I’m playing Ryan Adams to get me in a Kentucky mindset, and I have to share the somber cloud that hovers over my heart. It was recently announced Mandy Moore and Ryan Adams are getting a divorce. They were my favorite celebrity couple, even more than Brad and Angelina, and I just thought they could make it work. Now with 5 years of marriage being thrown into the celebrity wind, I have to take a moment for over-dramatic mournful silence.
Now back to the bourbon trail. While driving down the bourbon trail we saw large square buildings with windows, scattered across rolling hills. If a corporate building and a country barn had a baby, it would be these boxes. They reminded me of something out of a horror movie, where all the zombie are kept or is storage for twisted experiments. Now the sky was cloudy and gray that day, and since I’m fairly morbid my imagination got a little carried away. In actuality, they are rack houses, where the bourbon goes to age and rest. So I guess technically it is storing an experiment – in awesome flavor!
We made the last Maker’s Mark tour and were the first to purchase our tickets. Letting us have that magical alone time the early bird gets to savor. The waiting house is a real Disney style attraction, with talking picture reciting the history of Maker’s Mark and a replica kitchen showing how Margie Samuels, the wife of T. Williams Samuels came up with the signature Maker’s Mark bottle. Margie was a marketing master and designed the Maker Mark’s bottle inspired by the unique shapes of cognac bottles. She wanted Maker’s to be distinctively different from the other bourbons on the market. It was also her idea to have the distillery painted black, as she was tired of it always looking dirty. See there is a naturally occurring fungus that grows around distilleries called, Baudoinia Compniacensis, and it turns trees and objects black. Margie was annoyed with fighting the fungus so she painted the buildings black with red trim, and her branded esthetics has lasted through the decades. Oh yeah, the distillery you tour is the same one that produced the first bottle of Makers in the 1950’s, how cool is that!!!
Of course, there have been upgrades, like the beautiful copper distillers. But the room which ferments the sour mash was totally vintage. We got to poke our finger into the brew, which looked like captain crunch and tasted like sweet watery white bread.
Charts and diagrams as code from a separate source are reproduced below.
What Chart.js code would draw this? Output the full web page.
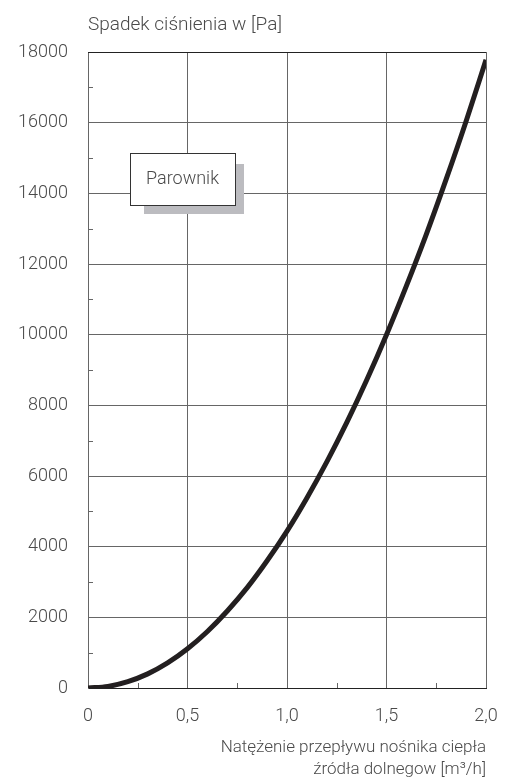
<!DOCTYPE html>
<html>
<head>
<meta charset="utf-8">
<script src="https://cdn.jsdelivr.net/npm/chart.js@4.4.1/dist/chart.umd.min.js"></script>
<style>
  html, body { margin: 0; padding: 0; background: #fff; }
  #wrap { width: 505px; height: 778px; position: relative; }
</style>
</head>
<body>
<div id="wrap"><canvas id="chart"></canvas></div>
<script>
// flow rate [m3/h] and pressure drop [Pa]
const flow = [0, 0.1, 0.2, 0.3, 0.4, 0.5, 0.6, 0.7, 0.8, 0.9, 1.0, 1.1, 1.2, 1.3, 1.4, 1.5, 1.6, 1.7, 1.8, 1.9, 2.0];
const pressure = [0, 45, 180, 400, 710, 1110, 1600, 2180, 2840, 3600, 4440, 5380, 6400, 7510, 8710, 10000, 11380, 12840, 14400, 16040, 17780];
const yTitle = 'Spadek ciśnienia w [Pa]';
const xTitle = ['Natężenie przepływu nośnika ciepła', 'źródła dolnegow [m³/h]'];
const boxLabel = 'Parownik';

const fontFamily = 'Roboto, "Liberation Sans", sans-serif';
const textColor = '#4a4a4a';
const gridColor = '#666';

const extras = {
    id: 'extras',
    afterDraw(chart) {
        const { ctx, chartArea, scales } = chart;
        const x = scales.x, y = scales.y;
        ctx.save();
        // minor ticks, inward
        ctx.strokeStyle = gridColor;
        ctx.lineWidth = 1;
        for (let v = 1000; v < 18000; v += 2000) {
            const py = Math.round(y.getPixelForValue(v)) + 0.5;
            ctx.beginPath();
            ctx.moveTo(chartArea.left, py);
            ctx.lineTo(chartArea.left + 5, py);
            ctx.stroke();
        }
        for (let v = 0.25; v < 2; v += 0.5) {
            const px = Math.round(x.getPixelForValue(v)) + 0.5;
            ctx.beginPath();
            ctx.moveTo(px, chartArea.bottom);
            ctx.lineTo(px, chartArea.bottom - 5);
            ctx.stroke();
        }
        // top border
        ctx.strokeStyle = '#222';
        ctx.beginPath();
        ctx.moveTo(chartArea.left, chartArea.top + 0.5);
        ctx.lineTo(chartArea.right, chartArea.top + 0.5);
        ctx.stroke();

        // y axis title
        ctx.fillStyle = textColor;
        ctx.font = '300 19px ' + fontFamily;
        ctx.textAlign = 'left';
        ctx.textBaseline = 'alphabetic';
        ctx.fillText(yTitle, chartArea.left, 30);

        // label box with shadow
        const bx = Math.round(x.getPixelForValue(0.211));
        const by = Math.round(y.getPixelForValue(15140));
        const bw = 105, bh = 52;
        ctx.fillStyle = '#bcbcc0';
        ctx.fillRect(bx + 14, by + 11, bw - 5, bh - 2);
        ctx.fillStyle = '#fff';
        ctx.fillRect(bx, by, bw, bh);
        ctx.strokeStyle = '#333';
        ctx.strokeRect(bx + 0.5, by + 0.5, bw, bh);
        ctx.fillStyle = textColor;
        ctx.font = '300 18px ' + fontFamily;
        ctx.textAlign = 'center';
        ctx.textBaseline = 'middle';
        ctx.fillText(boxLabel, bx + bw / 2, by + bh / 2);
        ctx.restore();
    }
};

new Chart(document.getElementById('chart'), {
    type: 'line',
    data: {
        datasets: [{
            data: flow.map((f, i) => ({ x: f, y: pressure[i] })),
            borderColor: '#231f20',
            borderWidth: 5,
            pointRadius: 0,
            cubicInterpolationMode: 'monotone',
            fill: false
        }]
    },
    options: {
        responsive: true,
        maintainAspectRatio: false,
        animation: false,
        layout: { padding: { left: 0, right: 19, top: 52, bottom: 0 } },
        plugins: {
            legend: { display: false },
            tooltip: { enabled: false }
        },
        scales: {
            x: {
                type: 'linear',
                min: 0,
                max: 2,
                border: { color: '#222', width: 1 },
                grid: { color: gridColor, drawTicks: false },
                afterFit(scale) {
                    scale.height = 90;
                    scale.paddingLeft = 0;
                    scale.paddingRight = 0;
                },
                ticks: {
                    stepSize: 0.5,
                    padding: 18,
                    color: textColor,
                    font: { family: fontFamily, size: 18, weight: '300' },
                    callback: v => v === 0 ? '0' : v.toFixed(1).replace('.', ',')
                },
                title: {
                    display: true,
                    text: xTitle,
                    align: 'end',
                    color: textColor,
                    font: { family: fontFamily, size: 17, weight: '300', lineHeight: 1.3 },
                    padding: { top: 0, bottom: -3 }
                }
            },
            y: {
                min: 0,
                max: 18000,
                border: { color: gridColor, width: 1 },
                grid: { color: gridColor, drawTicks: false },
                afterFit(scale) {
                    scale.width = 88;
                    scale.paddingTop = 0;
                    scale.paddingBottom = 0;
                },
                ticks: {
                    stepSize: 2000,
                    padding: 20,
                    color: textColor,
                    font: { family: fontFamily, size: 18, weight: '300' },
                    callback: v => String(v)
                }
            }
        }
    },
    plugins: [extras]
});
</script>
</body>
</html>
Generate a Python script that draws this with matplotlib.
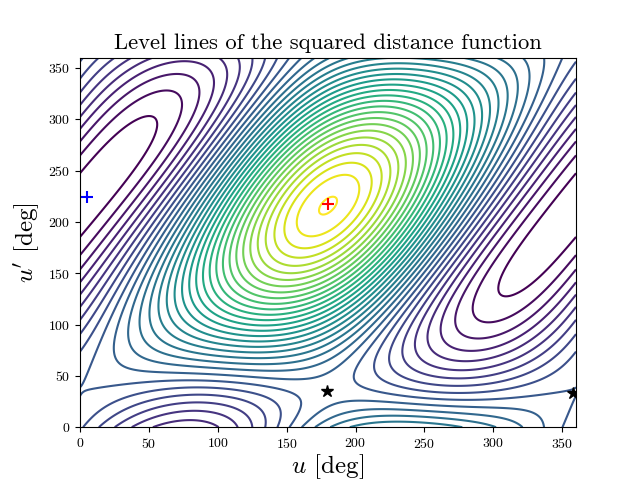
import numpy as np
import matplotlib
matplotlib.use("Agg")
import matplotlib.pyplot as plt

plt.rcParams['font.family'] = ['cmr10', 'DejaVu Sans']
plt.rcParams['mathtext.fontset'] = 'cm'
plt.rcParams['axes.formatter.use_mathtext'] = True
plt.rcParams['axes.unicode_minus'] = False

title = "Level lines of the squared distance function"
xlabel = r"$u$ [deg]"
ylabel = r"$u'$ [deg]"

n_levels = 34
xticks = [0, 50, 100, 150, 200, 250, 300, 350]
yticks = [0, 50, 100, 150, 200, 250, 300, 350]

# points read on the level lines: (u, u', level number)
line_points = [
    (0, 181, 0), (0, 251, 0), (53, 295, 0), (308, 137, 0), (360, 178, 0), (325, 183, 0), (314, 129, 0),
    (0, 164, 1), (0, 269, 1), (71, 314, 1), (288, 112, 1), (300, 102, 1),
    (0, 153, 2), (0, 285, 2), (83.5, 330, 2), (274, 95, 2), (289, 85, 2),
    (0, 141, 3), (0, 300, 3), (94, 343, 3), (263.5, 82, 3), (279, 71, 3),
    (0, 128, 4), (104, 353, 4), (54, 0, 4), (112, 0, 4), (80, 7, 4), (254, 72, 4), (277, 60, 4),
    (0, 117, 5), (39, 0, 5), (122, 0, 5), (80, 16, 5), (244, 64, 5), (277, 52, 5),
    (0, 104.5, 6), (27, 0, 6), (133, 0, 6), (80, 25, 6), (236, 62, 6), (277, 43.5, 6),
    (0, 89.5, 7), (13, 0, 7), (143, 0, 7), (80, 32, 7), (226, 58, 7),
    (0, 74, 8), (1, 0, 8), (150, 0, 8), (80, 40, 8), (156, 22, 8), (215, 53, 8),
    (0, 35, 9), (80, 46.7, 9), (174, 43.5, 9), (202, 47, 9), (277, 30, 9), (347, 360, 10),
    (25, 73, 10), (48, 55, 10), (158, 0, 10), (174, 17.6, 10), (180, 25, 10), (330, 0, 10), (180, 47, 10),
    (37.5, 95, 11), (169, 0, 11), (180, 14.5, 11), (308, 0, 11), (332, 346, 11),
    (180, 3, 12), (279, 0, 12), (321, 330, 12), (180, 358, 12), (197, 3, 13), (250, 3, 13),
    (52, 108, 13), (65, 121, 15), (300, 321, 15), (281.6, 308, 18), (269.5, 298, 20), (242, 269, 25),
    (19, 217, 0), (27, 217, 1), (34, 217, 2), (40, 217, 3), (46, 217, 4), (51, 217, 5),
    (70, 217, 10), (89, 217, 15), (108, 217, 20), (127, 217, 25),
    (232, 217, 25), (252.6, 217, 20), (273, 217, 15), (293.7, 217, 10), (314, 217, 5), (337, 217, 1), (346, 217, 0),
    (180, 281, 27), (180, 310, 22), (180, 334, 17), (180, 146, 25), (180, 114, 20), (180, 82, 15),
    (160, 210, 32), (200, 230, 32), (191, 242, 32), (169, 190, 32),
    (152, 201, 31), (208.7, 235, 31), (197, 252, 31), (167, 179, 31),
    (146, 196, 30), (200.7, 261, 30), (164.5, 168, 30), (216.7, 238, 30),
]

# stationary points: u, u', level
crit_u = [5, 180, 179, 358]
crit_v = [224.5, 217, 35, 33]
crit_l = [-0.8, 33.1, 9.5, 9.05]


def basis(u, v):
    a, b = np.radians(u), np.radians(v)
    return np.stack([np.ones_like(a), np.cos(a), np.sin(a), np.cos(2*a), np.sin(2*a),
                     np.cos(b), np.sin(b), np.cos(2*b), np.sin(2*b),
                     np.cos(a)*np.cos(b), np.cos(a)*np.sin(b),
                     np.sin(a)*np.cos(b), np.sin(a)*np.sin(b)], axis=-1)


pts = np.array(line_points, float)
su, sv, sl = pts[:, 0], pts[:, 1], pts[:, 2]
cu, cv, cl = map(lambda x: np.array(x, float), (crit_u, crit_v, crit_l))
eps = 0.5
w_val, w_grad = 10.0, 60.0
A = np.vstack([basis(su, sv),
               w_val*basis(cu, cv),
               w_grad*(basis(cu+eps, cv)-basis(cu-eps, cv))/(2*eps),
               w_grad*(basis(cu, cv+eps)-basis(cu, cv-eps))/(2*eps)])
y = np.concatenate([sl, w_val*cl, np.zeros(len(cu)), np.zeros(len(cu))])
coef = np.linalg.lstsq(A, y, rcond=None)[0]

g = np.linspace(0, 360, 361)
U, V = np.meshgrid(g, g)
Z = basis(U, V) @ coef

fig, ax = plt.subplots(figsize=(6.4, 4.8), dpi=100)
ax.contour(U, V, Z, levels=np.arange(n_levels), cmap='viridis', linewidths=1.5)
ax.plot(crit_u[0], crit_v[0], '+', color='blue', ms=9, mew=1.5)
ax.plot(crit_u[1], crit_v[1], '+', color='red', ms=9, mew=1.5)
ax.plot(crit_u[2:], crit_v[2:], '*', color='black', ms=9)
ax.set_xlim(0, 360)
ax.set_ylim(0, 360)
ax.set_xticks(xticks)
ax.set_yticks(yticks)
ax.set_title(title, fontsize=16.3)
ax.set_xlabel(xlabel, fontsize=18, labelpad=1)
ax.set_ylabel(ylabel, fontsize=18)
fig.savefig("out.png", dpi=100)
We also got to take home our own Maker’s Mark label, made on the same printing press from their early days. These kinds of true to tradition touches gave the distillery real charm. Honestly, I’ve never been a big fan of Maker’s Mark. I enjoy rye bourbons, and I found out they don’t use any rye in their recipe. Just corn sour mash and red winter wheat. So the tasting was a little underwhelming to me, but still very enjoyable.
We found out there is an ambassador program you can join, where they mark a barrel of bourbon with your name on it, and in 7 years you can purchase ‘your’ bourbon. I was so excited about this program, I told Bowerbird that I would need to plan my ovaries around the ambassador program, because I wouldn’t want to be pregnant when our bourbon was ready. I also said this out loud, and one of the other gentlemen on the tour remarked it was the best statement he’s ever heard. What can I say, I love bourbon.
The coolest thing, about bringing home a bottle of Maker’s Mark from the distillery, is that you can dip it in the hot wax yourself. This was our epic road trip across the country, so we had to experience a dipped bottle. I was nice and let Bowerbird be the dipper, and the second it was cooled and handed to us I tried to carve the date into the wax, but it was too solid. Unfortunately, there was too many liabilities when it came to carving the wax when it was still hot. I hid a few of my road trip postcards in the gift shop too, and was tweeted on the road a week later from a fella who found it in a feminist book. Getting tweets while on the road was so cool. I still wonder about the postcards floating out there.
It was a bummer we were unable to go to any additional distilleries. Bowerbird was really looking forward to Four Roses, but we both agreed Maker’s Mark was worth it. We had been told it was a must see distillery, and for not even liking Maker’s that much, I absolutely loved my experience there. The bourbon trail hands out these passports you can get stamped at all the distilleries, new life goal is to get it filled. Bulleit distillery, you’re next on my list.